You were driving home in the dark on one glass-slippered heel, window sliced open and bathing in the snowliquor of the night air. We heard you singing, and couldn't bear to wake you.

08 June 2006

It starts with an earthquake, birds and snakes and aeroplanes.

There are some people I know and love who probably would not go to see An Inconvenient Truth unless they were hamstrung and straitjacketed to a theater seat with their eyelids forced open à la Anthony Burgess (or was it only Stanley Kubrick?). Since I'm not really into the whole enlightenment-by-force V For Vendetta thing, that's an unlikely scenario. Alas, I'll have to rely on my winning personality to convince the wary to overcome their wariness. That, and bribery.

So here goes.

Please go see An Inconvenient Truth. Find the nearest theater, find some time in your busy schedule, and go see it. Bring whatever skepticism you've got, and bring as open a mind as you can muster. After you've seen the movie and it's had a little while to sink in, decide for yourself whether or not it was worth the time and money you spent on it. If the answer is no, write to me and I will refund the cost of your ticket.

Seriously.

It's a hugely important film, and it's also really interesting to watch. Not what you'd call fun, but not really a downer either. Scary, yeah. Terrifying. But the situation is only dire, not hopeless. If it were hopeless, there'd be no point in seeing the movie. The urgency I feel after having seen it concerns how much there is to be done, and how little time is left to do it in.

I've always been rather "enh" about Al Gore. I have a lot more respect for him after seeing AIT; he's intelligent, well-informed, and able to explain complex realities without being incomprehensible or condescending. Of course it takes someone with his name recognition to get a movie of this kind watched by lots of people, and of course a lot of people are just as curious about the man as they are about the subject at hand; nevertheless, I wish the informative segments hadn't been interrupted by slo-mo photo-montages of childhood pictures with voiceovers by Gore talking about the milestones in his life. It's not that I think any of it is insincere or forced, it's just that it's not necessary. For me. I'd much rather focus entirely on the science. Gore's delivery of that is compelling enough.

After (or before) you've seen it, check out the carbon calculator at climatecrisis.net. I'm running just a little over half of the 15,000 pounds of carbon dioxide that the average American produces; not bad, but there's a lot I can do to improve my status.
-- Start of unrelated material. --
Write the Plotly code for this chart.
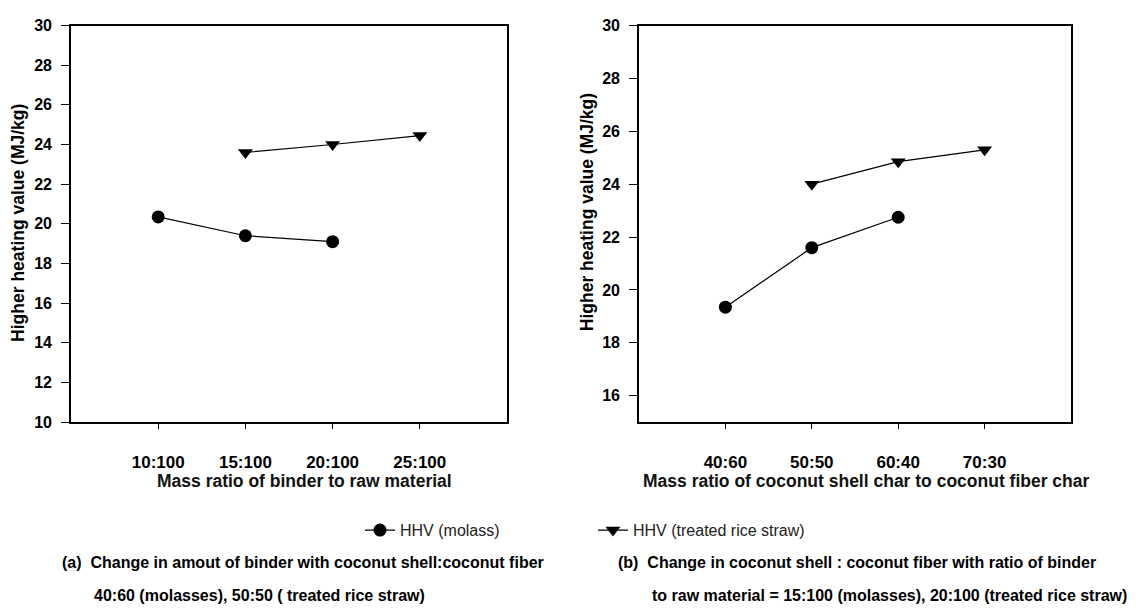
import plotly.graph_objects as go

# ---- data ----
binder_ratio = ["10:100", "15:100", "20:100", "25:100"]
molass_binder_x = ["10:100", "15:100", "20:100"]
molass_binder_hhv = [20.35, 19.4, 19.1]
straw_binder_x = ["15:100", "20:100", "25:100"]
straw_binder_hhv = [23.6, 24.0, 24.45]

shell_ratio = ["40:60", "50:50", "60:40", "70:30"]
molass_shell_x = ["40:60", "50:50", "60:40"]
molass_shell_hhv = [19.35, 21.6, 22.75]
straw_shell_x = ["50:50", "60:40", "70:30"]
straw_shell_hhv = [24.0, 24.85, 25.3]

left_yticks = [10, 12, 14, 16, 18, 20, 22, 24, 26, 28, 30]
right_yticks = [16, 18, 20, 22, 24, 26, 28, 30]

W, H = 1136, 614
FONT = "Liberation Sans, Arial, sans-serif"

def px_x(p):
    return p / W

def px_y(p):
    return 1 - p / H

fig = go.Figure()

line = dict(color="black", width=1.2)
fig.add_trace(go.Scatter(x=molass_binder_x, y=molass_binder_hhv, mode="lines+markers",
                         name="HHV (molass)", line=line,
                         marker=dict(symbol="circle", size=13, color="black"),
                         xaxis="x", yaxis="y", legendrank=1))
fig.add_trace(go.Scatter(x=straw_binder_x, y=straw_binder_hhv, mode="lines+markers",
                         name="HHV (treated rice straw)", line=line,
                         marker=dict(symbol="triangle-down", size=13, color="black"),
                         xaxis="x", yaxis="y", legendrank=2))
fig.add_trace(go.Scatter(x=molass_shell_x, y=molass_shell_hhv, mode="lines+markers",
                         name="HHV (molass)", line=line, showlegend=False,
                         marker=dict(symbol="circle", size=13, color="black"),
                         xaxis="x2", yaxis="y2"))
fig.add_trace(go.Scatter(x=straw_shell_x, y=straw_shell_hhv, mode="lines+markers",
                         name="HHV (treated rice straw)", line=line, showlegend=False,
                         marker=dict(symbol="triangle-down", size=13, color="black"),
                         xaxis="x2", yaxis="y2"))

xcommon = dict(type="category", showgrid=False, zeroline=False, showline=True,
               linecolor="black", linewidth=1.6, mirror=True, ticks="outside",
               ticklen=5, tickwidth=1, tickcolor="black", ticklabelstandoff=19,
               tickfont=dict(family=FONT, size=17, color="black", weight="bold"))
ycommon = dict(showgrid=False, zeroline=False, showline=True, linecolor="black",
               linewidth=1.6, mirror=True, ticks="outside", ticklen=8, tickwidth=1,
               tickcolor="black", ticklabelstandoff=6,
               tickfont=dict(family=FONT, size=16, color="black", weight="bold"))

fig.update_layout(
    width=W, height=H,
    margin=dict(l=0, r=0, t=0, b=0),
    paper_bgcolor="white", plot_bgcolor="white",
    xaxis=dict(xcommon, domain=[px_x(71), px_x(507)], anchor="y",
               categoryorder="array", categoryarray=binder_ratio, range=[-1, 4]),
    yaxis=dict(ycommon, domain=[px_y(426), px_y(18)], anchor="x",
               range=[10, 30], tickvals=left_yticks),
    xaxis2=dict(xcommon, domain=[px_x(639), px_x(1071)], anchor="y2",
                categoryorder="array", categoryarray=shell_ratio, range=[-1, 4]),
    yaxis2=dict(ycommon, domain=[px_y(426), px_y(18)], anchor="x2",
                range=[15, 30], tickvals=right_yticks),
    showlegend=True,
    legend=dict(orientation="h", x=px_x(360), xanchor="left", y=px_y(537), yanchor="middle",
                entrywidth=188, entrywidthmode="pixels",
                font=dict(family=FONT, size=16, color="#222"),
                bgcolor="rgba(0,0,0,0)", borderwidth=0, itemsizing="trace"),
)

ann = []
ytitle_font = dict(family=FONT, size=17.5, color="black", weight="bold")
ann.append(dict(text="Higher heating value (MJ/kg)", x=px_x(18), y=px_y(221), textangle=-90,
                font=ytitle_font))
ann.append(dict(text="Higher heating value (MJ/kg)", x=px_x(587), y=px_y(210), textangle=-90,
                font=ytitle_font))
xtitle_font = dict(family=FONT, size=17.5, color="#111", weight="bold")
ann.append(dict(text="Mass ratio of binder to raw material", x=px_x(304), y=px_y(486),
                font=xtitle_font))
ann.append(dict(text="Mass ratio of coconut shell char to coconut fiber char", x=px_x(866), y=px_y(486),
                font=xtitle_font))
cap_font = dict(family=FONT, size=16, color="black", weight="bold")
ann.append(dict(text="(a)  Change in amout of binder with coconut shell:coconut fiber",
                x=px_x(60), y=px_y(570), xanchor="left", font=cap_font))
ann.append(dict(text="40:60 (molasses), 50:50 ( treated rice straw)",
                x=px_x(92), y=px_y(604), xanchor="left", font=cap_font))
ann.append(dict(text="(b)  Change in coconut shell : coconut fiber with ratio of binder",
                x=px_x(616), y=px_y(570), xanchor="left", font=cap_font))
ann.append(dict(text="to raw material = 15:100 (molasses), 20:100 (treated rice straw)",
                x=px_x(650), y=px_y(604), xanchor="left", font=cap_font))
for a in ann:
    a.update(xref="paper", yref="paper", showarrow=False)
    a.setdefault("xanchor", "center")
    a.setdefault("yanchor", "middle")
fig.update_layout(annotations=ann)

fig.write_html("out.html")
Although Gore gets in a few well-placed, well-deserved critical remarks about the (frequently Republican) powers that be, this is not a political issue, and he knows that and emphasizes it. It's not about taking sides in any ideological battle. There are simply the facts, which can be denied -- as anything can if you try hard enough -- but which cannot be refuted. We will either summon the will to solve the problem we have created, or we will not. If we do not, we will die on a scale unprecedented in human history, and we will take most of the living things on this planet with us. And it will happen within our lifetimes. We have ten years -- maybe a little more, maybe a little less -- to turn things around; after that, we start circling the drain. I wish this was wild-eyed enviro-hippie paranoid exaggeration. It's not. It's real, and it's happening right now.

See the movie. Do your own research. Get informed, find out what you can do, and start doing it.

3 Comments:

Anonymous Anonymous said...

I can't go! I'd love to, but it's not showing here. I think it's only showing in "select cities" and we have not been selected.

1:17 PM  
Blogger Felix Helix said...

That sucks! I checked it out myself, and you're right -- it's not showing within 40 miles of your zip code. That may change as momentum builds; right now it's only showing in 77 theaters, but the per-theater average gross was higher than any other movie this weekend.

If you're up to it, I'd recommend contacting the theaters in your vicinity and asking them to pick it up. It'll be even more effective if you contact a local environmental activism group and start a letter-writing or phone-calling campaign. Word of mouth is a big deal. Not that it has anything in common with the subject matter of AIT, but Napoleon Dynamite started out as a low-budget indie that wasn't expected to do much more than break even; word of mouth turned it into a huge hit.

The easiest step is to call local theaters and write letters to a nearby big-circulation daily paper. I hope you have the time. It's worth the effort.

2:54 PM  
Anonymous Anonymous said...

I saw a preview of it at one of the theaters, so I assume it will be here soon! Maybe they only have a limited number of copies. Who knows?